Sans Superellipse Uhve 6 is a very bold, very wide, low contrast, upright, normal x-height font visually similar to 'NCS Radhiumz' by Namara Creative Studio and 'RF Dewi' by Russian Fonts (names referenced only for comparison).
Keywords: headlines, posters, logotypes, packaging, wayfinding, futuristic, playful, techy, friendly, chunky, impact, retro-future, brand voice, display clarity, geometric unity, rounded corners, soft geometry, compact counters, ink-trap feel, monoline.
A heavy, rounded sans built from soft rectangular and superelliptical shapes. Strokes are monoline and strongly blunted, with squared terminals that are generously radiused, producing a sturdy, compact silhouette.
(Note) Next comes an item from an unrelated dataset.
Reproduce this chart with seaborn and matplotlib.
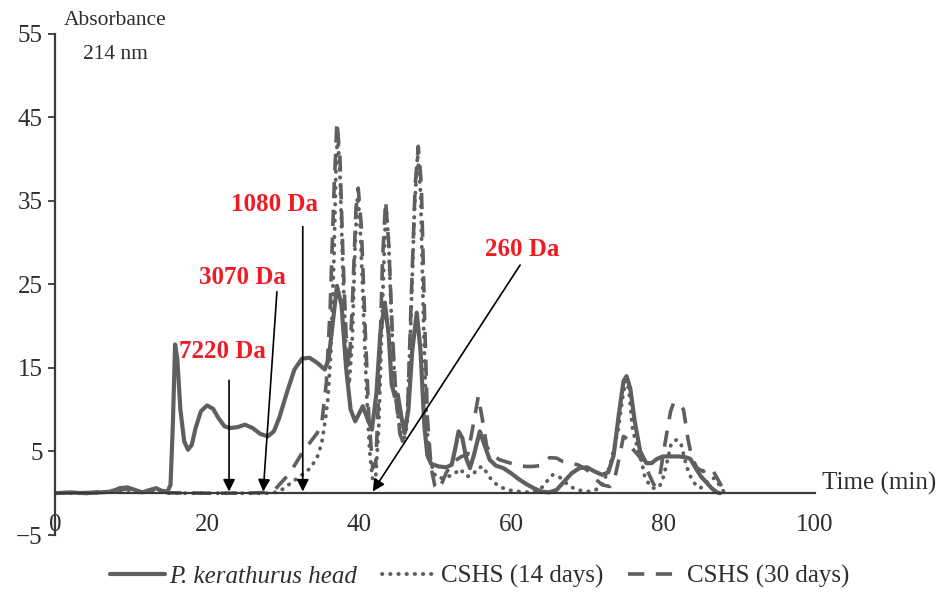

Many joins and inner corners show subtle notches and cut-ins reminiscent of ink-trap behavior, helping keep tight counters open in letters like a, e, s, and g. The overall rhythm is broad and stable, with smooth curves on round letters and squared-off curvature on C/O-like forms, creating a consistent “rounded-rectangle” geometry across caps, lowercase, and numerals.
Best suited to display contexts where impact and character matter: headlines, posters, brand marks, packaging, and bold UI/wayfinding labels. Its dense shapes and tight counters favor larger sizes, where the rounded-rect geometry and corner cut-ins remain clearly legible.
The font reads as contemporary and tech-forward while staying approachable due to its soft corners and toy-like massing. It suggests retro-futurism and digital hardware aesthetics—confident, loud, and friendly rather than sharp or aggressive.
The design appears intended to deliver maximum presence with a unified superelliptical construction—pairing a futuristic, industrial feel with softened corners for approachability. The small interior notches seem aimed at preserving clarity in heavy forms while reinforcing a distinctive, engineered personality.
Capitals are especially blocky and signage-like, while the lowercase maintains the same geometric logic with distinctive single-storey forms and compact apertures. Numerals follow the same squared-round construction, giving data and headings a cohesive, branded look.